§ **Written exercise**: Set down the data below from its first line to the line holding "ax = fig.add_axes([125", inclusive; omit all pictures.

_ _ _ _ _

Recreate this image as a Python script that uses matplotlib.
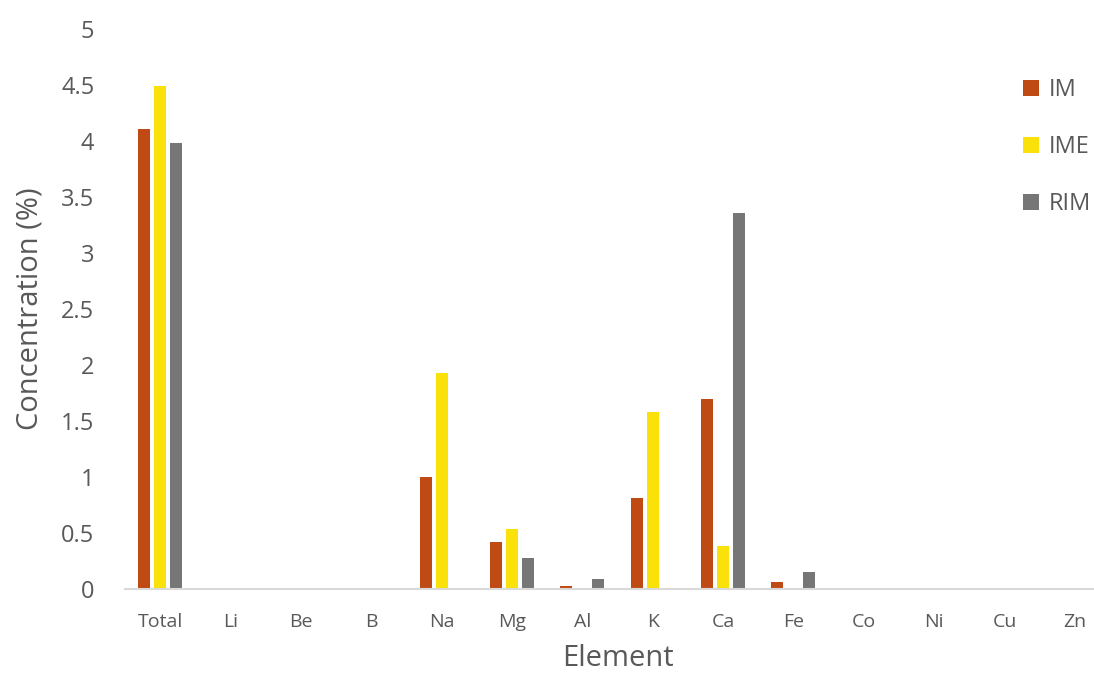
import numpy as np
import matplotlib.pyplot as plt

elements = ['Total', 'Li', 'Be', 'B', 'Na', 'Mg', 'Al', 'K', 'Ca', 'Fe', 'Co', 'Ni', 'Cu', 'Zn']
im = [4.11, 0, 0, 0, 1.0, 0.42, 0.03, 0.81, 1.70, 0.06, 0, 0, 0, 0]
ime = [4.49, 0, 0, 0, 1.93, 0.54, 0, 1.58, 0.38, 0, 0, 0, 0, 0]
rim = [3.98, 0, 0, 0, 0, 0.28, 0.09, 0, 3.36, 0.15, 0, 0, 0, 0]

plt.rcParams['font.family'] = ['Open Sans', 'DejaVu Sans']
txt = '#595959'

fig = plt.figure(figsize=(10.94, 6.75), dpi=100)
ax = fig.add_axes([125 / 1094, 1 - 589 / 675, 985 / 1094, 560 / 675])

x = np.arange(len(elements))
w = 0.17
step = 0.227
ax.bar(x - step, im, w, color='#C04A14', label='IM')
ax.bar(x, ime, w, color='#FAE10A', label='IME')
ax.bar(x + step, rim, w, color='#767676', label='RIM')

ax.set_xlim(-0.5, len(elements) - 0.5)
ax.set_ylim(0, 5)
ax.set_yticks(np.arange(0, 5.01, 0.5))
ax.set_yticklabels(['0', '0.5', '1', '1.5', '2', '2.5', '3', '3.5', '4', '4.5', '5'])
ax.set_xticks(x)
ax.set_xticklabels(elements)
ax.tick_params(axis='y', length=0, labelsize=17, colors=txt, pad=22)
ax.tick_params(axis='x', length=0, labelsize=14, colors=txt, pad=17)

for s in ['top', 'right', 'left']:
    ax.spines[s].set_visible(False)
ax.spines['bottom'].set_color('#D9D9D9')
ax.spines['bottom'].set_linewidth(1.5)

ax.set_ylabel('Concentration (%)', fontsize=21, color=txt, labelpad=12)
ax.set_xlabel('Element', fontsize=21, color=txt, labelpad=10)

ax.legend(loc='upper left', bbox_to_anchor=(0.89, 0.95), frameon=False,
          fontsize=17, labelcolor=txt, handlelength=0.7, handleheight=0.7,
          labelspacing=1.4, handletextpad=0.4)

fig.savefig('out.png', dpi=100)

_ _ _ _ _

§ **Correct answer**:
Recreate this image as a Python script that uses matplotlib.
import numpy as np
import matplotlib.pyplot as plt

elements = ['Total', 'Li', 'Be', 'B', 'Na', 'Mg', 'Al', 'K', 'Ca', 'Fe', 'Co', 'Ni', 'Cu', 'Zn']
im = [4.11, 0, 0, 0, 1.0, 0.42, 0.03, 0.81, 1.70, 0.06, 0, 0, 0, 0]
ime = [4.49, 0, 0, 0, 1.93, 0.54, 0, 1.58, 0.38, 0, 0, 0, 0, 0]
rim = [3.98, 0, 0, 0, 0, 0.28, 0.09, 0, 3.36, 0.15, 0, 0, 0, 0]

plt.rcParams['font.family'] = ['Open Sans', 'DejaVu Sans']
txt = '#595959'

fig = plt.figure(figsize=(10.94, 6.75), dpi=100)
ax = fig.add_axes([125 / 1094, 1 - 589 / 675, 985 / 1094, 560 / 675])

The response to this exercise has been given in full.